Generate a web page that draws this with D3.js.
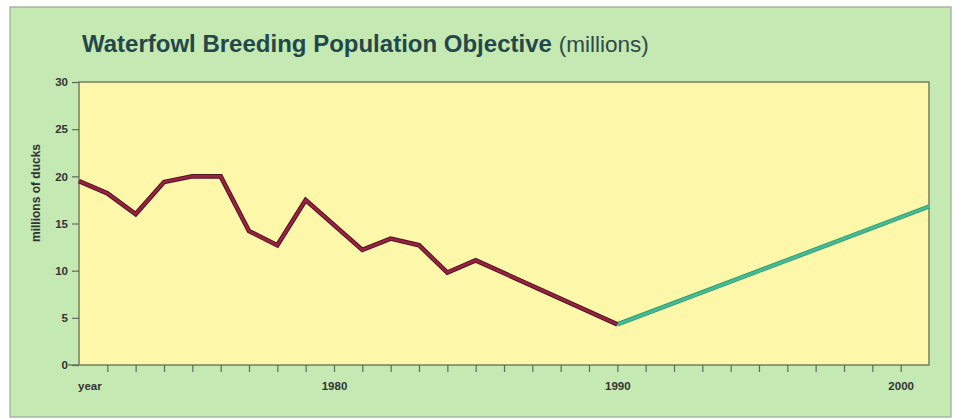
<!DOCTYPE html>
<html>
<head>
<meta charset="utf-8">
<script src="https://cdn.jsdelivr.net/npm/d3@7"></script>
<style>
  body { margin: 0; background: #fff; }
  svg { display: block; font-family: "Liberation Sans", Arial, sans-serif; }
</style>
</head>
<body>
<svg id="chart" width="959" height="419"></svg>
<script>
// breeding population, millions of ducks
var breedYears  = [1971, 1972, 1973, 1974, 1975, 1976, 1977, 1978, 1979, 1981, 1982, 1983, 1984, 1985, 1990];
var breedValues = [19.5, 18.2, 16.0, 19.4, 20.0, 20.0, 14.2, 12.7, 17.5, 12.2, 13.4, 12.7, 9.8, 11.1, 4.3];
// objective line
var objYears  = [1990, 2001];
var objValues = [4.3, 16.8];
var yTicks = [0, 5, 10, 15, 20, 25, 30];
var xLabelYears = [1980, 1990, 2000];

var svg = d3.select("#chart");
var plotLeft = 79, plotRight = 929, plotTop = 82, plotBottom = 365;

// panel
svg.append("rect")
    .attr("x", 10).attr("y", 7)
    .attr("width", 941).attr("height", 410)
    .attr("fill", "#c4e9b3")
    .attr("stroke", "#9aa894").attr("stroke-width", 1.2);

// title
var title = svg.append("text")
    .attr("x", 82).attr("y", 52)
    .attr("fill", "#24474a");
title.append("tspan")
    .attr("font-weight", "bold").attr("font-size", 24)
    .text("Waterfowl Breeding Population Objective");
title.append("tspan")
    .attr("font-size", 22.5).attr("fill", "#2f4a4a")
    .attr("dx", 7)
    .text("(millions)");

// plot area
svg.append("rect")
    .attr("x", plotLeft).attr("y", plotTop)
    .attr("width", plotRight - plotLeft).attr("height", plotBottom - plotTop)
    .attr("fill", "#fdf7a9")
    .attr("stroke", "#76805e").attr("stroke-width", 1.5);

var x = d3.scaleLinear().domain([1971, 2001]).range([plotLeft, plotRight]);
var y = d3.scaleLinear().domain([0, 30]).range([plotBottom, plotTop]);

// y axis
var yAxis = d3.axisLeft(y).tickValues(yTicks).tickSize(7).tickPadding(4);
var gy = svg.append("g")
    .attr("transform", "translate(" + plotLeft + ",0)")
    .call(yAxis);
gy.select(".domain").remove();
gy.selectAll("line").attr("stroke", "#5e6a58").attr("stroke-width", 1.2);
gy.selectAll("text")
    .attr("font-size", 11.5).attr("font-weight", "bold")
    .attr("font-family", "Liberation Sans, Arial, sans-serif")
    .attr("fill", "#333");
// short extension of the baseline to the left
svg.append("line")
    .attr("x1", 68).attr("x2", plotLeft)
    .attr("y1", plotBottom).attr("y2", plotBottom)
    .attr("stroke", "#5e6a58").attr("stroke-width", 1.2);

// x axis
var xAxis = d3.axisBottom(x)
    .tickValues(d3.range(1972, 2001))
    .tickSize(7).tickPadding(10)
    .tickFormat(function(d) { return xLabelYears.indexOf(d) >= 0 ? d : ""; });
var gx = svg.append("g")
    .attr("transform", "translate(0," + plotBottom + ")")
    .call(xAxis);
gx.select(".domain").remove();
gx.selectAll("line").attr("stroke", "#5e6a58").attr("stroke-width", 1.2);
gx.selectAll("text")
    .attr("font-size", 11.5).attr("font-weight", "bold")
    .attr("font-family", "Liberation Sans, Arial, sans-serif")
    .attr("fill", "#333");

svg.append("text")
    .attr("x", 78).attr("y", 390)
    .attr("font-size", 11.5).attr("font-weight", "bold")
    .attr("fill", "#333")
    .text("year");

svg.append("text")
    .attr("transform", "translate(40,193) rotate(-90)")
    .attr("text-anchor", "middle")
    .attr("font-size", 12).attr("font-weight", "bold")
    .attr("fill", "#333")
    .text("millions of ducks");

// lines
var line = d3.line()
    .x(function(d) { return x(d[0]); })
    .y(function(d) { return y(d[1]); });

var breed = d3.zip(breedYears, breedValues);
var obj = d3.zip(objYears, objValues);

svg.append("path").datum(obj)
    .attr("d", line).attr("fill", "none")
    .attr("stroke", "#2f9a78").attr("stroke-width", 4.5);
svg.append("path").datum(obj)
    .attr("d", line).attr("fill", "none")
    .attr("stroke", "#44bb92").attr("stroke-width", 2.8);

svg.append("path").datum(breed)
    .attr("d", line).attr("fill", "none")
    .attr("stroke", "#4d1424").attr("stroke-width", 4.6)
    .attr("stroke-linejoin", "miter");
svg.append("path").datum(breed)
    .attr("d", line).attr("fill", "none")
    .attr("stroke", "#9a2240").attr("stroke-width", 2.6)
    .attr("stroke-linejoin", "miter");
</script>
</body>
</html>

---*---

Restate the listing above word for word, and skip the pictures.

Generate a web page that draws this with D3.js.
<!DOCTYPE html>
<html>
<head>
<meta charset="utf-8">
<script src="https://cdn.jsdelivr.net/npm/d3@7"></script>
<style>
  body { margin: 0; background: #fff; }
  svg { display: block; font-family: "Liberation Sans", Arial, sans-serif; }
</style>
</head>
<body>
<svg id="chart" width="959" height="419"></svg>
<script>
// breeding population, millions of ducks
var breedYears  = [1971, 1972, 1973, 1974, 1975, 1976, 1977, 1978, 1979, 1981, 1982, 1983, 1984, 1985, 1990];
var breedValues = [19.5, 18.2, 16.0, 19.4, 20.0, 20.0, 14.2, 12.7, 17.5, 12.2, 13.4, 12.7, 9.8, 11.1, 4.3];
// objective line
var objYears  = [1990, 2001];
var objValues = [4.3, 16.8];
var yTicks = [0, 5, 10, 15, 20, 25, 30];
var xLabelYears = [1980, 1990, 2000];

var svg = d3.select("#chart");
var plotLeft = 79, plotRight = 929, plotTop = 82, plotBottom = 365;

// panel
svg.append("rect")
    .attr("x", 10).attr("y", 7)
    .attr("width", 941).attr("height", 410)
    .attr("fill", "#c4e9b3")
    .attr("stroke", "#9aa894").attr("stroke-width", 1.2);

// title
var title = svg.append("text")
    .attr("x", 82).attr("y", 52)
    .attr("fill", "#24474a");
title.append("tspan")
    .attr("font-weight", "bold").attr("font-size", 24)
    .text("Waterfowl Breeding Population Objective");
title.append("tspan")
    .attr("font-size", 22.5).attr("fill", "#2f4a4a")
    .attr("dx", 7)
    .text("(millions)");

// plot area
svg.append("rect")
    .attr("x", plotLeft).attr("y", plotTop)
    .attr("width", plotRight - plotLeft).attr("height", plotBottom - plotTop)
    .attr("fill", "#fdf7a9")
    .attr("stroke", "#76805e").attr("stroke-width", 1.5);

var x = d3.scaleLinear().domain([1971, 2001]).range([plotLeft, plotRight]);
var y = d3.scaleLinear().domain([0, 30]).range([plotBottom, plotTop]);

// y axis
var yAxis = d3.axisLeft(y).tickValues(yTicks).tickSize(7).tickPadding(4);
var gy = svg.append("g")
    .attr("transform", "translate(" + plotLeft + ",0)")
    .call(yAxis);
gy.select(".domain").remove();
gy.selectAll("line").attr("stroke", "#5e6a58").attr("stroke-width", 1.2);
gy.selectAll("text")
    .attr("font-size", 11.5).attr("font-weight", "bold")
    .attr("font-family", "Liberation Sans, Arial, sans-serif")
    .attr("fill", "#333");
// short extension of the baseline to the left
svg.append("line")
    .attr("x1", 68).attr("x2", plotLeft)
    .attr("y1", plotBottom).attr("y2", plotBottom)
    .attr("stroke", "#5e6a58").attr("stroke-width", 1.2);

// x axis
var xAxis = d3.axisBottom(x)
    .tickValues(d3.range(1972, 2001))
    .tickSize(7).tickPadding(10)
    .tickFormat(function(d) { return xLabelYears.indexOf(d) >= 0 ? d : ""; });
var gx = svg.append("g")
    .attr("transform", "translate(0," + plotBottom + ")")
    .call(xAxis);
gx.select(".domain").remove();
gx.selectAll("line").attr("stroke", "#5e6a58").attr("stroke-width", 1.2);
gx.selectAll("text")
    .attr("font-size", 11.5).attr("font-weight", "bold")
    .attr("font-family", "Liberation Sans, Arial, sans-serif")
    .attr("fill", "#333");

svg.append("text")
    .attr("x", 78).attr("y", 390)
    .attr("font-size", 11.5).attr("font-weight", "bold")
    .attr("fill", "#333")
    .text("year");

svg.append("text")
    .attr("transform", "translate(40,193) rotate(-90)")
    .attr("text-anchor", "middle")
    .attr("font-size", 12).attr("font-weight", "bold")
    .attr("fill", "#333")
    .text("millions of ducks");

// lines
var line = d3.line()
    .x(function(d) { return x(d[0]); })
    .y(function(d) { return y(d[1]); });

var breed = d3.zip(breedYears, breedValues);
var obj = d3.zip(objYears, objValues);

svg.append("path").datum(obj)
    .attr("d", line).attr("fill", "none")
    .attr("stroke", "#2f9a78").attr("stroke-width", 4.5);
svg.append("path").datum(obj)
    .attr("d", line).attr("fill", "none")
    .attr("stroke", "#44bb92").attr("stroke-width", 2.8);

svg.append("path").datum(breed)
    .attr("d", line).attr("fill", "none")
    .attr("stroke", "#4d1424").attr("stroke-width", 4.6)
    .attr("stroke-linejoin", "miter");
svg.append("path").datum(breed)
    .attr("d", line).attr("fill", "none")
    .attr("stroke", "#9a2240").attr("stroke-width", 2.6)
    .attr("stroke-linejoin", "miter");
</script>
</body>
</html>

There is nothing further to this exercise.